VOIVOD, [SOON] - Hamburg

15.06.2017 | 16:39

08.06.2017, Logo

Frankokanadisches Gerrröööaaarrre!

Die frankokanadische Band VOIVOD ist eine der Bands der ganz alten Riege geworden, die mir in den letzten Jahren immer mehr ans Herz gewachsen ist. Das liegt nicht zwingend an immer besseren Alben, sondern vielmehr am Gesamtpaket. Für mich stimmt hier einfach alles und die Band hat eine Entwicklung durchlaufen, die ich stets mitgehen konnte. Und wenn ich hier von Entwicklung schreibe, dann ist diese in diesem konkreten Fall zwischenzeitlich im Wortsinn sehr progressiv ausgefallen. Von daher ist ein Besuch bei ihrer Stippvisite im Hamburger Logo nicht nur Ehrensache, sondern eine Herzensangelegenheit.

Im Vorprogramm dürfen die Drei Kollegen von [SOON] zum Tanze aufspielen. Auch wenn ihr moderner Dark Rock nicht wirklich zur Musik des Headiners passt, ist das Logo einigermaßen gut gefüllt. Wenn man bedenkt, dass die Band erst wenigen Stunden zuvor erfahren hat, dass sie als Ersatz für die ursprünglich angedachte Supportband hier spielen darf, darf man seinen imaginären Hut ziehen, denn alles wirkt extrem professionell. Offenbar zahlt sich die Bühnenerfahrung der Sooner an so einer Stelle doppelt aus. Völlig unbeirrt der Tatsache, dass man eventuell vor dem "falschen" Publikum auftritt, zieht man gekonnt seinen Stiefel durch und versucht so, sich neue Fans zu erschließen. Schlauerweise spielt die Band heute vorwiegend härtere Nummern, aber ich glaube, die anwesenden Zuschauer hätten auch bei einem weniger metallischen Programm Interesse bekommen. Ich finde es immer noch befremdlich, keinen Bassisten zu sehen, werde aber durch die Bühnenpräsenz der drei Akteure optisch versöhnt. Vor allem Drummer Jakob Ehmke, der lustigerweise mit einem vergleichsweise RIESENgroßen Drumkit angereist ist (das von Away steht daneben), ist immer wieder ein absoluter Hingucker. Der Jeff Waters der Drummer. Ich fühle mich bestens unterhalten und sehe, dass im Publikum offenbar etliche Gäste ähnlich denken. Daumen hoch.

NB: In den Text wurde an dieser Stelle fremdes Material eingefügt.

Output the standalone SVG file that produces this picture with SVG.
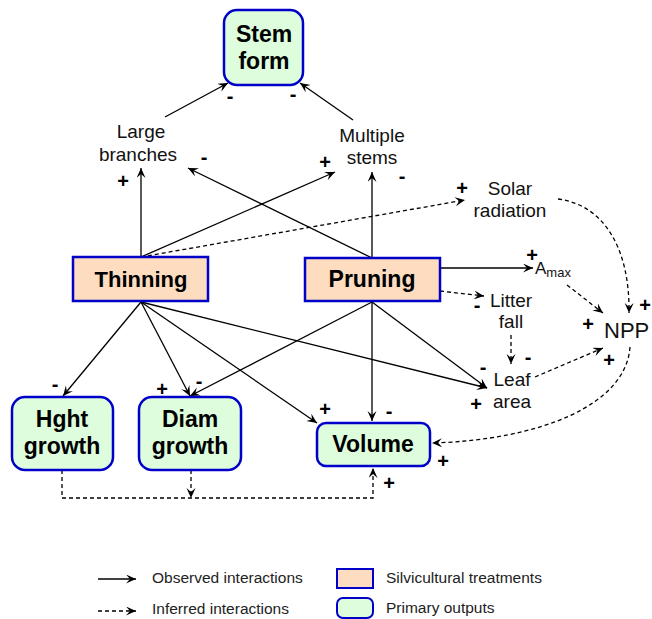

Nach einer angenehm kurzen Umbaupause entern dann die vier VOIVOD-Rabauken die Bühne und entfachen mit dem Titelsong ihres dritten Albums, dessen Artwork übrigens auch eines der aktuellen T-Shirtmotive darstellt, gleich ein Inferno, das alle Anwesenden mitreißt. Weiter im Takt geht es mit einem weiteren Titelsong, dieses Mal von der aktuellen EP. Dem Publikum ist das Alter der gebotenen Songs offenbar völlig gleichgültig, denn hier steppt ebenfalls der Bbbääärrr. Es ist aber auch eine Freude den vier komplett in ihrer Musik abgetauchten Schrägies beim Arbeiten zuzuschauen. Away klöppelt auf seinem Mikroschlagzeug mit einem entspannten Lächeln auf Lippen herum, als sei der Leibhaftige hinter ihm her und Snake tappst über die Bühne wie ein Tanzbär (viele Bären, die da am Start waren - der Verf.) unter Absinth-Einfluss. Völlig großartig. Während andere Bands mit so einer umfangreichen Diskographie vorwiegend mit ihren offensichtlichen Hits herum jonglieren, um eine Setlist zu erstellen, geht das Quartett einen komplett anderen Weg. Es werden Nummern gespielt, mit denen niemand rechnet! Wie zum Beispiel 'Inner Combustion', welches nach dem fantastischen "Hätross"-Killer 'Psychic Vacuum' aus den Boxen brettert. Snake kuschelt mit dem Pfeiler auf der Bühne und meint, dies sei sein neuer Freund, denn "he can lean on him." Herrlich, dieser Humor. Nach diesem Exkurs geht es mit 'Order Of The Blackguards' zurück zur "Killing Technology". Die Reaktion: Überschwängliche Euphorie, Gesichtsakrobatik und zukünftige Heiserkeit. Music ist the healer – am heutigen Abend auf jeden Fall!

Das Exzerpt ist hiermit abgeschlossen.